Sunday, May 1, 2022

Outsider or insider?= Believer vs non believer?

 

How many times have you gone to some foreign place like a different suburb in your city, or a different country, or a different state in your country, and everyone but you seemed to be on the same page? You were sure you were the outsider. Even if they seemed to banter amongst themselves their differences, they all seemed united into the same whole and you clearly felt like an outsider. 


This was especially noticeable for me the first time I was in America as I presented as a hillbilly rube from Australia, perhaps not even a rube but just a very slow spoken, drawling outback hillbilly. Relaxed, rednecky. Maybe a bit homo like also (unintentionally as uber intellectual/bookish). Whatever it was it seemed different to everyone else. There were still foxy women interested in me (important) but no shared culture or language, exactly. In fact I often noticed this as a traveller in numerous countries, often where I couldn't even successfully learn the language, such as in china. In Australia I have lived in numerous scenarios where the practical qualities of everyone meant cooperation came first and cultural considerations were used as a method of sledging or exclusion but came second to cooperation. Often the English blooded people in Australia just believe themselves to be superior and the indians feel they must kiss their asses only. This is to say that Australians will put cooperation before hating and therefore can rarely tell you they hate you or why. This in turn means Australians will sometimes appear effeminate and irrational due to inability to rationalize clearly. This even becomes obvious to Australian women who are used to acting irrationally as a feminine prerogative and are upset by their seeming need to be the man in the relationship. This is common in Australia and everyone seems used to it. The gentleness you might find in a Californian, especially a northern Californian, becomes polluted by men acting like pansies and women, or alternatively, being unnecessarily mean spirited through some kind of abstract and unreasonable indignation (severely jaded by Dean or something syndrome SJBDOS sindrome).

 

I have deduced the core root of the problem here is the subconscious use of the non existent suffix dean, instead of teen. But the bastardization of t into d has numerous other bastardizations in the English language, all of which find their way into the Australian psyche through the coining of entirely different words through the mutilation of t into d, fated becomes faded and so on. In western Sydney Australians cannot even say brought but say bought instead. Altogether it can make for a tragic and comical mix, when taken to extremes. 

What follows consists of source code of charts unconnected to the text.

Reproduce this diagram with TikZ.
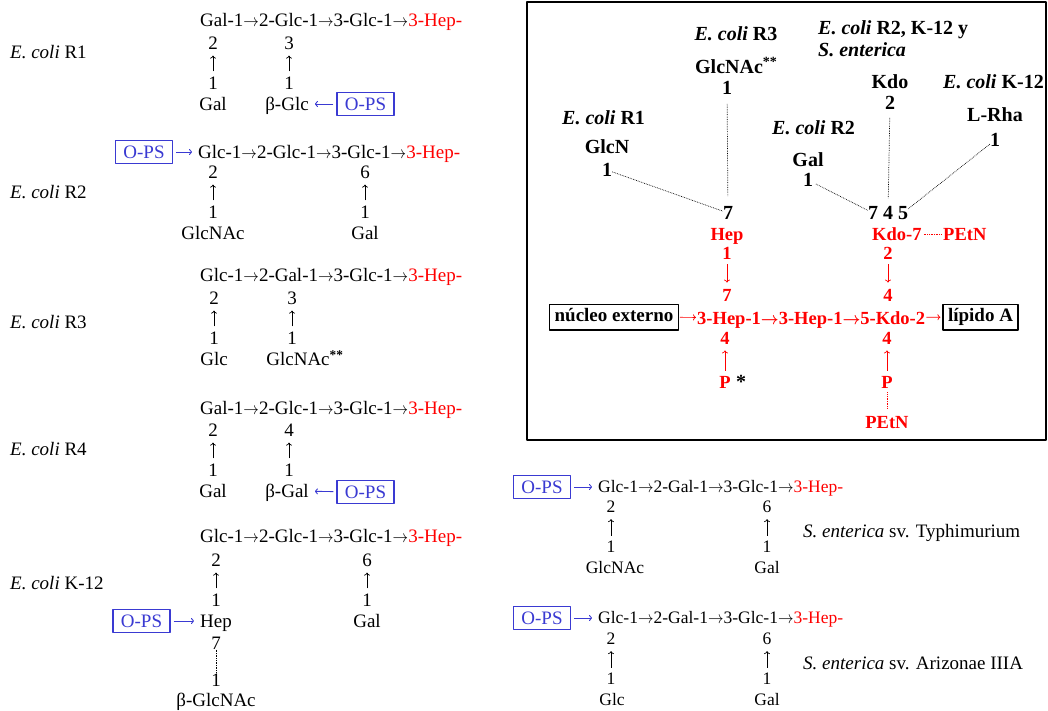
\documentclass[tikz,border=0pt]{standalone}
\usepackage{fontspec}
\setmainfont{Liberation Serif}
\usetikzlibrary{arrows.meta}
\definecolor{opsblue}{RGB}{58,58,210}
\definecolor{corered}{RGB}{255,0,0}
\newcommand{\chainarr}{\scalebox{0.9}[1]{$\rightarrow$}}

\begin{document}
\begin{tikzpicture}[x=1pt,y=-1pt,line join=round,
    every node/.style={inner sep=0pt,text depth=0pt},
    txt/.style={font=\fontsize{19}{22}\selectfont,text height=12.8pt},
    sm/.style={font=\fontsize{17.5}{21}\selectfont,text height=11.8pt},
    bx/.style={font=\bfseries\fontsize{20}{24}\selectfont,text height=13.4pt},
    rd/.style={font=\bfseries\boldmath\fontsize{18.5}{22}\selectfont,text height=12.4pt,text=corered},
    ops/.style={txt,draw=opsblue,line width=1.2pt,text=opsblue,inner xsep=8pt,inner ysep=5pt},
    lbox/.style={font=\bfseries\fontsize{19}{22}\selectfont,text height=12.8pt,text depth=4pt,
      draw,line width=1.2pt,inner xsep=5pt,inner ysep=4.5pt},
    up/.style={-{To[length=3pt,width=6pt]},line width=0.7pt,shorten <=5pt,shorten >=6pt},
    opsarr/.style={-{To[length=3pt,width=6pt]},opsblue,line width=0.9pt,shorten <=3pt,shorten >=6pt},
    link/.style={densely dotted,line width=0.7pt}]
  \useasboundingbox (0,0) rectangle (1048,711);

  % left column: E. coli cores
  \node[txt,anchor=west] (ra) at (200,20) {Gal-1\chainarr2-Glc-1\chainarr3-Glc-1\chainarr\textcolor{corered}{3-Hep-}};
  \node[txt,anchor=west] (rb) at (198,152) {Glc-1\chainarr2-Glc-1\chainarr3-Glc-1\chainarr\textcolor{corered}{3-Hep-}};
  \node[txt,anchor=west] (rc) at (200,275) {Glc-1\chainarr2-Gal-1\chainarr3-Glc-1\chainarr\textcolor{corered}{3-Hep-}};
  \node[txt,anchor=west] (rd) at (200,408) {Gal-1\chainarr2-Glc-1\chainarr3-Glc-1\chainarr\textcolor{corered}{3-Hep-}};
  \node[txt,anchor=west] (re) at (200,536) {Glc-1\chainarr2-Glc-1\chainarr3-Glc-1\chainarr\textcolor{corered}{3-Hep-}};
  \foreach \n/\t/\y in {la/R1/52,lb/R2/192,lc/R3/322,ld/R4/449,le/K-12/583}
    \node[txt,anchor=west] (\n) at (10,\y) {\textit{E. coli} \t};

  % right column: S. enterica cores
  \node[sm,anchor=west] (sa) at (598,487) {Glc-1\chainarr2-Gal-1\chainarr3-Glc-1\chainarr\textcolor{corered}{3-Hep-}};
  \node[sm,anchor=west] (sb) at (598,618) {Glc-1\chainarr2-Gal-1\chainarr3-Glc-1\chainarr\textcolor{corered}{3-Hep-}};
  \node[txt,anchor=west] (ta) at (803,531) {\textit{S. enterica} sv. Typhimurium};
  \node[txt,anchor=west] (tb) at (803,663) {\textit{S. enterica} sv. Arizonae IIIA};

  % side branches
  \foreach \n/\x/\y/\sx/\u/\s/\st in {ra1/213/43/213/2/Gal/txt, ra2/289/43/287/3/β-Glc/txt,
      rb1/213/172/213/2/GlcNAc/txt, rb2/365/172/365/6/Gal/txt,
      rc1/214/298/214/2/Glc/txt, rc2/292/298/298/3/{GlcNAc\rlap{\textsuperscript{\textbf{**}}}}/txt,
      rd1/213/430/213/2/Gal/txt, rd2/289/430/287/4/β-Gal/txt,
      re1/216/560/216/2/Hep/txt, re2/367/560/367/6/Gal/txt,
      sa1/611/507/615/2/GlcNAc/sm, sa2/767/507/767/6/Gal/sm,
      sb1/611/639/612/2/Glc/sm, sb2/767/639/767/6/Gal/sm}{
    \node[\st] (\n u) at (\x,\y) {\u};
    \node[\st] (\n l) at (\x,\y+40) {1};
    \node[\st] (\n s) at (\sx,\y+61) {\s};
    \draw[up] (\n l) -- (\n u);
  }
  \node[txt] (re7) at (216,643) {7};
  \node[txt] (re8) at (216,680) {1};
  \node[txt] (re9) at (216,700) {β-GlcNAc};
  \draw[link] (re7) -- (re8);

  % O-PS attachment points
  \node[ops] (opsa) at (365.5,104) {O-PS};
  \node[ops] (opsb) at (144,152) {O-PS};
  \node[ops] (opsd) at (365.5,492) {O-PS};
  \node[ops] (opse) at (141.5,621) {O-PS};
  \node[ops] (opsf) at (542,487) {O-PS};
  \node[ops] (opsg) at (542,618) {O-PS};
  \draw[opsarr] (opsa) -- (ra2s);
  \draw[opsarr] (opsb) -- (rb);
  \draw[opsarr] (opsd) -- (rd2s);
  \draw[opsarr] (opse) -- (re1s);
  \draw[opsarr] (opsf) -- (sa);
  \draw[opsarr] (opsg) -- (sb);

  % inner core and Kdo region
  \draw[line width=1.5pt] (527,2) rectangle (1046,440);
  \node[bx] (bl3) at (736,34) {\textit{E. coli} R3};
  \node[bx] (gnac) at (729,67) {GlcNAc\rlap{\textsuperscript{**}}};
  \node[bx] (gnac1) at (727,88) {1};
  \node[bx,anchor=west] (bl2) at (818,28) {\textit{E. coli} R2, K-12 y};
  \node[bx,anchor=west] (bls) at (818,50) {\textit{S. enterica}};
  \node[bx] (kdo) at (890,82) {Kdo};
  \node[bx] (kdo2) at (890,103) {2};
  \node[bx,anchor=west] (blk) at (943,82) {\textit{E. coli} K-12};
  \node[bx] (rha) at (995,115) {L-Rha};
  \node[bx] (rha1) at (995,140) {1};
  \node[bx,anchor=west] (bl1) at (562,118) {\textit{E. coli} R1};
  \node[bx] (glcn) at (607,147) {GlcN};
  \node[bx] (glcn1) at (607,170) {1};
  \node[bx,anchor=west] (blr2) at (772,128) {\textit{E. coli} R2};
  \node[bx] (galt) at (808,160) {Gal};
  \node[bx] (galt1) at (808,180) {1};
  \node[bx] (h7) at (728,213) {7};
  \node[bx] (k7) at (873,213) {7};
  \node[bx] (k4) at (888,213) {4};
  \node[bx] (k5) at (903,213) {5};
  \draw[link] (glcn1) -- (h7);
  \draw[link,shorten <=9pt,shorten >=10pt] (gnac1) -- (h7);
  \draw[link,shorten <=3pt] (galt1) -- (k7);
  \draw[link,shorten <=8pt,shorten >=8pt] (kdo2) -- (k4);
  \draw[link] (rha1) -- (k5);

  \node[rd] (hep) at (727,234) {Hep};
  \node[rd] (hep1) at (727,253) {1};
  \node[rd] (hep7) at (727,295) {7};
  \node[rd,anchor=west] (kdo7) at (872,234) {Kdo-7};
  \node[rd,anchor=west] (pe1) at (943,234) {PEtN};
  \node[rd] (kdoa) at (888,253) {2};
  \node[rd] (kdob) at (888,295) {4};
  \draw[up,corered] (hep1) -- (hep7);
  \draw[up,corered] (kdoa) -- (kdob);
  \draw[link,corered,shorten <=2pt,shorten >=2pt] (kdo7) -- (pe1);

  \node[lbox] (nuc) at (614,317) {núcleo externo};
  \node[rd,anchor=west] (core) at (697,318) {3-Hep-1\chainarr3-Hep-1\chainarr5-Kdo-2};
  \node[lbox] (lip) at (980.5,317) {lípido A};
  \draw[up,corered,shorten <=1pt,shorten >=1pt] (nuc) -- (core);
  \draw[up,corered,shorten <=1pt,shorten >=2pt] (core) -- (lip);

  \node[rd] (hep4) at (725,338) {4};
  \node[rd] (pa) at (725,382) {P};
  \node[bx,anchor=west] (pstar) at (736,382) {*};
  \node[rd] (kdoc) at (887,338) {4};
  \node[rd] (pb) at (887,382) {P};
  \node[rd] (pe2) at (887,422) {PEtN};
  \draw[up,corered] (pa) -- (hep4);
  \draw[up,corered] (pb) -- (kdoc);
  \draw[link,corered,shorten <=4pt,shorten >=7pt] (pb) -- (pe2);
\end{tikzpicture}
\end{document}
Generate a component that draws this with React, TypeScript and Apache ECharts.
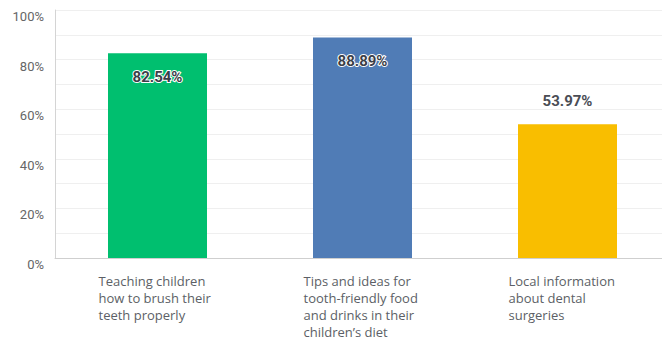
import React, { useEffect, useRef } from "react";
import * as echarts from "echarts";

const categories = [
  "Teaching children\nhow to brush their\nteeth properly",
  "Tips and ideas for\ntooth-friendly food\nand drinks in their\nchildren’s diet",
  "Local information\nabout dental\nsurgeries",
];
const values = [82.54, 88.89, 53.97];
const colors = ["#00BF6F", "#507CB6", "#F9BE00"];
const labelInside = [true, true, false];

export default function App() {
  const ref = useRef<HTMLDivElement>(null);
  useEffect(() => {
    if (!ref.current) return;
    const chart = echarts.init(ref.current, undefined, { renderer: "svg" });
    chart.setOption({
      animation: false,
      grid: { left: 55, top: 10, bottom: 82, right: 0, containLabel: false },
      xAxis: {
        type: "category",
        data: categories,
        axisLine: { lineStyle: { color: "#cfcfcf" } },
        axisTick: { show: false },
        axisLabel: {
          margin: 14,
          interval: 0,
          formatter: (v: string) => `{a|${v}}`,
          rich: {
            a: {
              width: 118,
              align: "left",
              fontSize: 13,
              lineHeight: 17,
              color: "#5c5f66",
              fontFamily: "'Open Sans', sans-serif",
            },
          },
        },
      },
      yAxis: {
        type: "value",
        min: 0,
        max: 100,
        interval: 10,
        axisLine: { show: true, lineStyle: { color: "#d4d4d4" } },
        axisTick: { show: false },
        splitLine: { lineStyle: { color: "#efefef" } },
        axisLabel: {
          formatter: (v: number) => (v % 20 === 0 ? v + "%" : ""),
          verticalAlign: "top",
          margin: 11,
          fontSize: 13,
          color: "#666",
          fontFamily: "Roboto, sans-serif",
        },
      },
      series: [
        {
          type: "bar",
          barWidth: 99,
          data: values.map((v, i) => ({
            value: v,
            itemStyle: { color: colors[i] },
            label: labelInside[i]
              ? {
                  show: true,
                  position: "insideTop",
                  distance: 16,
                  color: "#3b3e48",
                  textBorderColor: "#fff",
                  textBorderWidth: 2,
                }
              : {
                  show: true,
                  position: "top",
                  distance: 16,
                  color: "#4a4d55",
                },
          })),
          label: {
            show: true,
            fontSize: 15,
            fontWeight: "bold",
            fontFamily: "Roboto, sans-serif",
            formatter: (p: any) => p.value.toFixed(2) + "%",
          },
        },
      ],
    });
    return () => chart.dispose();
  }, []);
  return (
    <div
      style={{ position: "fixed", left: 0, top: 0, width: 662, height: 340, overflow: "hidden", background: "#fff" }}
    >
      <div ref={ref} style={{ width: 670, height: 340 }} />
    </div>
  );
}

On the ride home from kids' school this morning, I was listening to a finance journalist nicknamed Rosco or something like that, speaking to two English rednecky sounding chaps. At no point did any of them reckon any numbers between twelve and twenty with the correct suffix, -teen, but rather -dean. I actually could not even understand what they were saying. It was much easier to understand the Shakespeare last night from like five centuries ago, even without being familiar with the play or its argument.

 

I question the kind of politicking and folksiness that requires such obscure use of language so as to be undecipherable gibberish. By comparison, when Her Majesty the Queen speaks, I understand everything. When some American actor speaks, everyone in Australia understands perfectly well. I would even say only a minority of Australians can even speak this dean English and it's sundry garble talk, often without actual meaning, most of the time. I personally never learned this speech beyond a ten or eleven year old level, but did learn numerous other languages, being somewhat of a linguist. There is some rationale to it but it's basically more irrational than rational. It's no surprise after that Australians are constantly insecure about their reasoning skills and looking for a whipping person to blame (gaslight) for everything and the cycle of sugary sweetness and backstabbing, sticking your cat in the microwave behind your back goes on and on ad infinitum until someone suicides. It seems to me the richer Australians get, the more they avoid this, however I could be wrong.

 

With a federal election coming up I'm just saying I'm endorsing Morrison and the libs and not anyone else, for federal government, in case you weren't sure. I guess there's latitude for journalists to sway opinion on TV. Guess some of that comes down to executive producer and above that level, staff, at the tv stations.


It is a topic of interest, with so many private schools in Australia and so much money spent on private education, if it amounts to anything real, apart from an insider/outsider status and a kind of sense of privilege that comes along with wealth anyway. I certainly find the wealthy in Australia approachable, however as you may not have much in common with them, you may not have much to say to them. Certainly on the water, on the Sydney harbour and in yachts and what not they're very egalitarian from what I can see, rich and poor.


From what I have seen in a society as flexible as Australia's, rich can become poor and poor can become rich, fairly easily. Regardless of private or public, expensive or cheap, education.